Australian private sector credit growth topped expectations in April, expanding by 0.5% compared to predictions of a 0.4% increase. It left annual pace of growth at 6.7%, up from 6.4% in March.
Continuing the pattern of recent months, growth in housing and business credit did all of the heavy lifting, helping to mitigate a further contraction in personal lending.
Housing credit grew by 0.4% following a 0.5% lift in March, seeing the annual pace of growth slow to 7.0% from 7.3%.
By category, credit to owner-occupiers expended by 0.5% — unchanged from March — leaving annual growth at 7.3%, the fastest acceleration since August 2010.
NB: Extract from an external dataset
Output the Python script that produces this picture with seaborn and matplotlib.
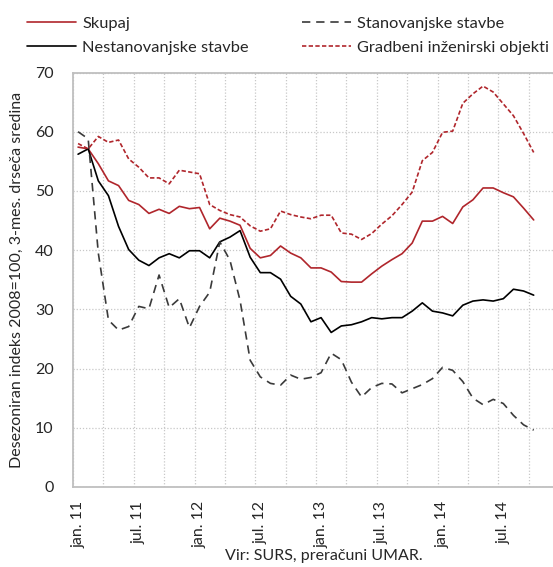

Despite a pick up in the value of new lending to housing investors, overall credit growth to that category slowed to 0.3%, dropping the annual increase to a 32-month low of 6.5%.
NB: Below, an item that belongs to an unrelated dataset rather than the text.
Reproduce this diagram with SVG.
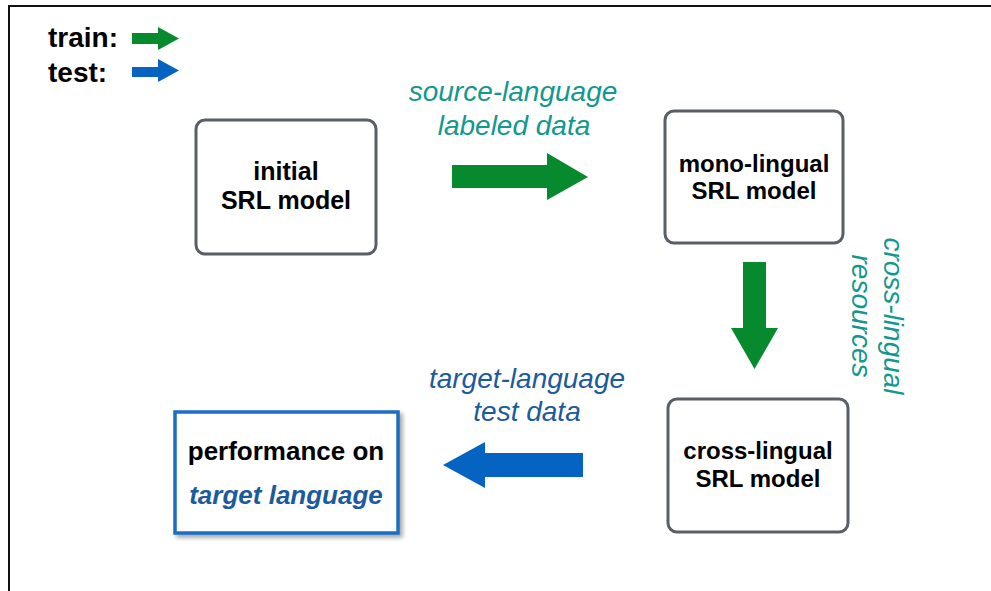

Fitting with the view of the Reserve Bank of Australia that “supervisory measures are strengthening lending standards”, credit growth to investors is now running well below the 10% annual level targeted by Australia’s banking regulator, APRA.
In dollar terms, the outstanding balance of housing loans now stands at $1.556 trillion. Owner-occupier debt stands at $1.005 trillion, the highest level on record, while housing investment loans are around half that at $551.3 billion.
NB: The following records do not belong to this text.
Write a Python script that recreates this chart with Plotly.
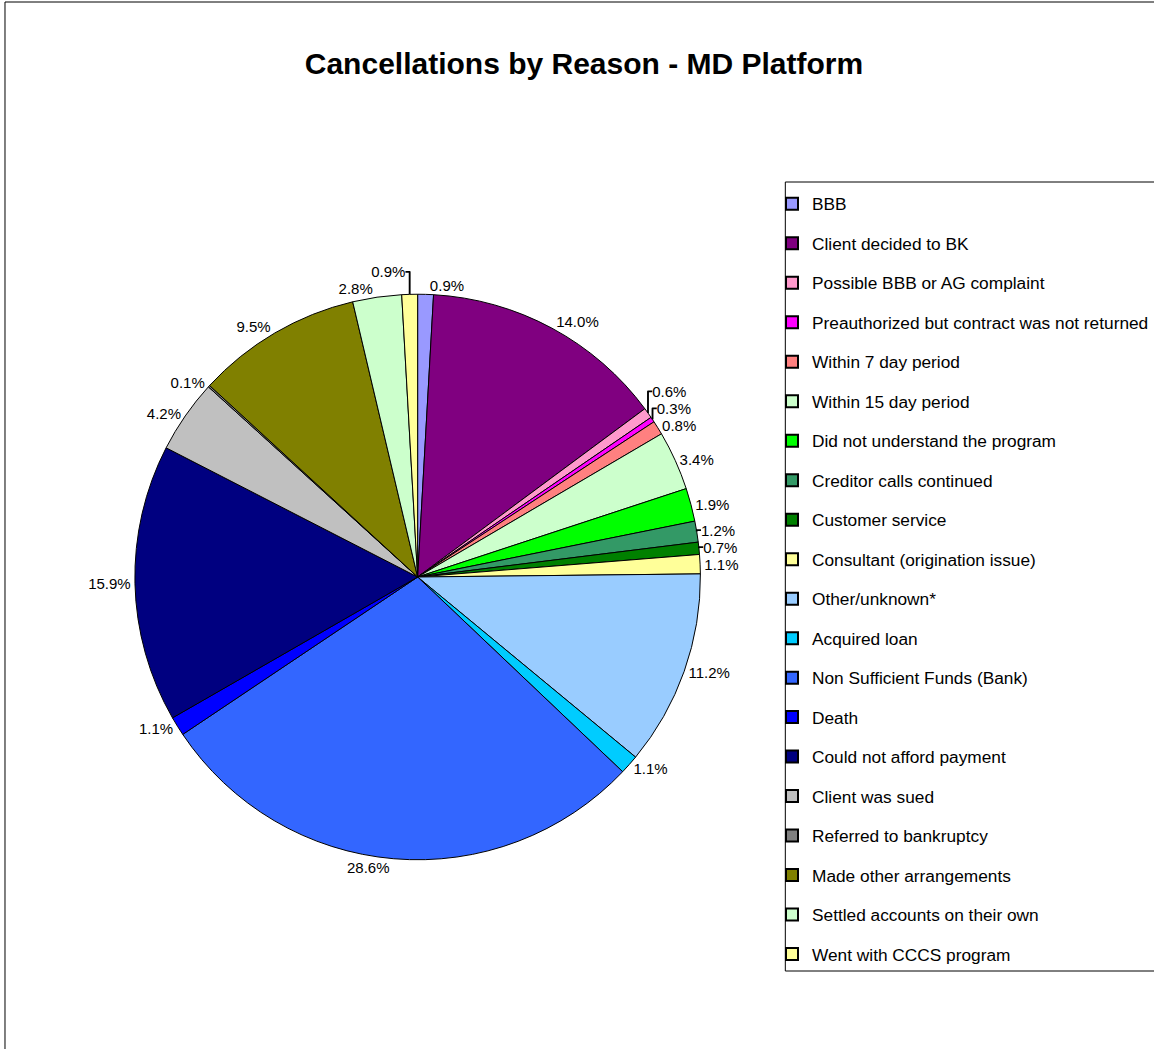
import plotly.graph_objects as go

categories = [
    "BBB", "Client decided to BK", "Possible BBB or AG complaint",
    "Preauthorized but contract was not returned", "Within 7 day period",
    "Within 15 day period", "Did not understand the program",
    "Creditor calls continued", "Customer service",
    "Consultant (origination issue)", "Other/unknown*", "Acquired loan",
    "Non Sufficient Funds (Bank)", "Death", "Could not afford payment",
    "Client was sued", "Referred to bankruptcy", "Made other arrangements",
    "Settled accounts on their own", "Went with CCCS program",
]
values = [0.9, 14.0, 0.6, 0.3, 0.8, 3.4, 1.9, 1.2, 0.7, 1.1,
          11.2, 1.1, 28.6, 1.1, 15.9, 4.2, 0.1, 9.5, 2.8, 0.9]
colors = ["#9999FF", "#800080", "#FF99CC", "#FF00FF", "#FF8080",
          "#CCFFCC", "#00FF00", "#339966", "#008000", "#FFFF99",
          "#99CCFF", "#00CCFF", "#3366FF", "#0000FF", "#000080",
          "#C0C0C0", "#808080", "#808000", "#CCFFCC", "#FFFF99"]
title_text = "Cancellations by Reason - MD Platform"

W, H = 1154, 1049
FONT = "Liberation Sans, Arial, sans-serif"
cx, cy, r = 418, 577, 283

fig = go.Figure()
fig.add_trace(go.Pie(
    labels=categories, values=values, sort=False, direction="clockwise",
    rotation=0,
    marker=dict(colors=colors, line=dict(color="black", width=1)),
    text=[f"{v:.1f}%" for v in values], textinfo="text",
    textposition="outside", textfont=dict(family=FONT, size=15, color="black"),
    showlegend=False, hoverinfo="label+text",
    domain=dict(x=[(cx - r) / W, (cx + r) / W],
                y=[1 - (cy + r) / H, 1 - (cy - r) / H]),
))

for i, (c, col) in enumerate(zip(categories, colors)):
    fig.add_trace(go.Scatter(
        x=[None], y=[None], mode="markers", name=c,
        legendgroup=f"g{i}",
        marker=dict(symbol="square", size=10, color=col,
                    line=dict(color="black", width=1)),
        hoverinfo="skip",
    ))

fig.update_layout(
    width=W, height=H,
    margin=dict(l=0, r=0, t=0, b=0),
    paper_bgcolor="white", plot_bgcolor="white",
    font=dict(family=FONT, color="black"),
    title=dict(text=f"<b>{title_text}</b>", x=584 / W, xanchor="center",
               y=1 - 63 / H, yanchor="middle", yref="paper",
               font=dict(family=FONT, size=30, color="black")),
    xaxis=dict(visible=False), yaxis=dict(visible=False),
    legend=dict(x=773 / W, y=1 - 186 / H, xanchor="left", yanchor="top",
                borderwidth=0, bgcolor="rgba(0,0,0,0)",
                font=dict(family=FONT, size=17.3, color="black"),
                traceorder="grouped", tracegroupgap=14.0,
                itemsizing="constant"),
    shapes=[
        dict(type="rect", xref="paper", yref="paper",
             x0=5 / W, x1=1.05, y0=-0.05, y1=1 - 2 / H,
             line=dict(color="black", width=1), layer="below"),
        dict(type="rect", xref="paper", yref="paper",
             x0=786 / W, x1=1.05, y0=1 - 971 / H, y1=1 - 182 / H,
             line=dict(color="black", width=1), fillcolor="white",
             layer="below"),
    ],
)

fig.write_html("out.html", config={"displayModeBar": False},
               post_script="document.body.style.margin='0px';")
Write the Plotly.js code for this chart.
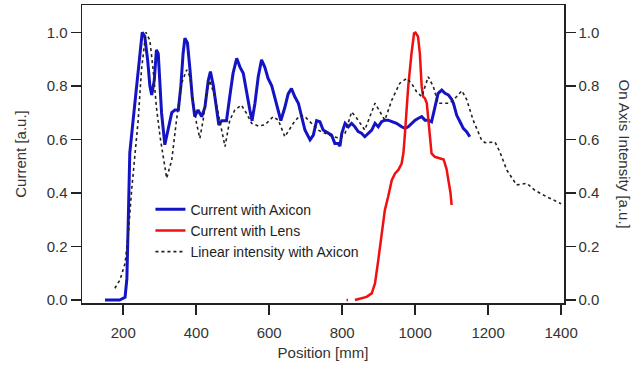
<!DOCTYPE html>
<html>
<head>
<meta charset="utf-8">
<script src="https://cdn.plot.ly/plotly-3.0.1.min.js"></script>
<style>html,body{margin:0;padding:0;background:#fff;}#chart{width:636px;height:367px;}</style>
</head>
<body>
<div id="chart"></div>
<script>
// Current with Axicon
var axiconX = [150,170,190,205,210,214,218,227,237,246,
  252,259,267,273,278,285,291,296,301,305,
  314,323,333,342,351,358,364,369,376,383,
  389,396,405,415,424,433,439,447,456,462,
  470,483,492,501,511,520,529,538,547,553,
  561,570,579,588,597,607,616,625,632,643,
  652,661,670,680,689,698,712,721,730,739,
  748,762,771,780,789,794,799,808,817,826,
  835,844,853,862,872,881,890,899,908,917,
  926,936,949,963,972,981,990,1000,1009,1018,
  1027,1036,1045,1054,1063,1073,1082,1091,1100,1105,
  1114,1123,1132,1141,1150];
var axiconY = [0.00,0.00,0.00,0.01,0.08,0.31,0.55,0.67,0.80,0.92,
  1.00,0.985,0.895,0.80,0.766,0.82,0.934,0.92,0.80,0.70,
  0.58,0.635,0.70,0.71,0.71,0.80,0.92,0.978,0.96,0.86,
  0.76,0.685,0.71,0.685,0.72,0.82,0.853,0.80,0.71,0.654,
  0.67,0.67,0.76,0.847,0.903,0.87,0.847,0.77,0.71,0.67,
  0.735,0.834,0.897,0.87,0.828,0.80,0.75,0.70,0.67,0.72,
  0.77,0.79,0.76,0.735,0.685,0.635,0.598,0.616,0.67,0.666,
  0.635,0.623,0.616,0.585,0.585,0.575,0.623,0.66,0.647,0.66,
  0.647,0.629,0.623,0.61,0.623,0.635,0.66,0.647,0.666,0.672,
  0.672,0.666,0.66,0.647,0.641,0.647,0.66,0.672,0.679,0.685,
  0.672,0.672,0.666,0.722,0.772,0.784,0.772,0.766,0.75,0.735,
  0.69,0.666,0.641,0.629,0.61];

// Current with Lens
var lensX = [812,816,null,835,849,867,881,890,899,908,917,926,
  936,945,954,963,968,972,976,981,990,997,1001,
  1008,1013,1018,1022,1027,1032,1036,1041,1045,1054,
  1068,1078,1086,1092,1097,1100];
var lensY = [0.0,0.0,null,0.0,0.004,0.012,0.025,0.062,0.149,0.249,0.336,0.386,
  0.448,0.473,0.486,0.51,0.55,0.62,0.70,0.797,0.92,0.996,0.999,
  0.984,0.92,0.797,0.76,0.753,0.735,0.672,0.598,0.548,0.535,
  0.53,0.525,0.49,0.44,0.40,0.355];

// Linear intensity with Axicon
var linX = [177,191,205,214,223,232,241,250,262,273,
  282,291,301,319,333,346,360,374,383,392,
  401,410,419,428,437,451,465,479,492,506,
  524,538,552,570,588,611,625,643,666,684,
  698,716,734,753,776,794,808,826,840,862,
  890,917,936,958,977,990,1004,1018,1036,1050,
  1063,1073,1095,1114,1128,1141,1159,1182,1191,1219,
  1232,1251,1278,1306,1328,1360,1400];
var linY = [0.044,0.075,0.137,0.25,0.41,0.548,0.672,0.86,1.0,0.97,
  0.86,0.72,0.61,0.455,0.523,0.672,0.81,0.86,0.834,0.735,
  0.66,0.604,0.672,0.772,0.82,0.76,0.672,0.573,0.672,0.71,
  0.728,0.697,0.66,0.65,0.654,0.685,0.672,0.61,0.66,0.69,
  0.685,0.66,0.635,0.623,0.61,0.604,0.623,0.703,0.679,0.635,
  0.735,0.672,0.747,0.81,0.828,0.81,0.778,0.76,0.834,0.797,
  0.735,0.735,0.735,0.76,0.782,0.75,0.672,0.598,0.588,0.59,
  0.554,0.486,0.43,0.436,0.41,0.386,0.36];

var xTicks = [200,400,600,800,1000,1200,1400];
var yTicks = [0.0,0.2,0.4,0.6,0.8,1.0];

var FONT = 'Liberation Sans, Arial, sans-serif';
var traces = [
  {x: axiconX, y: axiconY, name: 'Current with Axicon', mode: 'lines',
   line: {color: '#1414c4', width: 3}, yaxis: 'y'},
  {x: lensX, y: lensY, name: 'Current with Lens', mode: 'lines', connectgaps: false,
   line: {color: '#f01010', width: 2.5}, yaxis: 'y'},
  {x: linX, y: linY, name: 'Linear intensity with Axicon', mode: 'lines',
   line: {color: '#222', width: 1.6, dash: 'dot'}, yaxis: 'y2'}
];

var yr = [-0.011, 1.102];
var tf = {family: FONT, size: 15, color: '#333'};
var layout = {
  width: 636, height: 367,
  margin: {l: 82, r: 72, t: 5, b: 64},
  paper_bgcolor: '#fff', plot_bgcolor: '#fff',
  font: {family: FONT, size: 15, color: '#333'},
  showlegend: true,
  legend: {x: 0.142, y: 0.367, xanchor: 'left', yanchor: 'top',
    bgcolor: 'rgba(0,0,0,0)', font: {family: FONT, size: 14, color: '#222'},
    tracegroupgap: 0, itemwidth: 30},
  xaxis: {range: [87, 1408], tickvals: xTicks, ticktext: xTicks.map(String),
    showgrid: false, zeroline: false, showline: true, mirror: true,
    linecolor: '#222', linewidth: 1.5, ticks: 'outside', ticklen: 10, tickwidth: 1.5,
    tickcolor: '#222', tickfont: tf, ticklabelstandoff: 5,
    title: {text: 'Position [mm]', font: tf, standoff: 8}},
  yaxis: {range: yr, tickvals: yTicks, ticktext: yTicks.map(function(v){return v.toFixed(1);}),
    showgrid: false, zeroline: false, showline: true,
    linecolor: '#222', linewidth: 1.5, ticks: 'outside', ticklen: 10, tickwidth: 1.5,
    tickcolor: '#222', tickfont: tf,
    title: {text: 'Current [a.u.]', font: tf, standoff: 16}},
  yaxis2: {range: yr, overlaying: 'y', side: 'right', tickvals: yTicks,
    ticktext: yTicks.map(function(v){return v.toFixed(1);}),
    showgrid: false, zeroline: false, showline: true,
    linecolor: '#222', linewidth: 1.5, ticks: 'outside', ticklen: 10, tickwidth: 1.5,
    tickcolor: '#222', tickfont: tf},
  annotations: [{text: 'On Axis Intensity [a.u.]', xref: 'paper', yref: 'paper',
    x: 1, xshift: 71, y: 0.5, textangle: 90, showarrow: false, font: tf}]
};
Plotly.newPlot('chart', traces, layout, {displayModeBar: false, staticPlot: true});
</script>
</body>
</html>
Outside of housing, there was further promising news on Australia’s economic transition with credit growth to businesses jumping by 0.8% in April.
The increase left the annual growth rate at 7.4%, a level not seen since January 2009.
Coincidentally, it was also the first time since February 2009 — the height of the global financial crisis — that annual credit growth to businesses exceeded the housing figure in percentage terms.
Andrew Hanlan, senior economist at Westpac, put the acceleration in credit growth to businesses down to increased investment in existing assets.
“While real investment by the non-mining sectors has been relatively sluggish of late, low interest rates have encouraged investors into existing assets, such as commercial property, in search of yield,’ he said following the release of the April report.
However, keeping with the recent tradition, consumer credit growth remained elusive, contracting yet again in April. It declined by a further 0.1%, leaving it down 0.9% from a year earlier.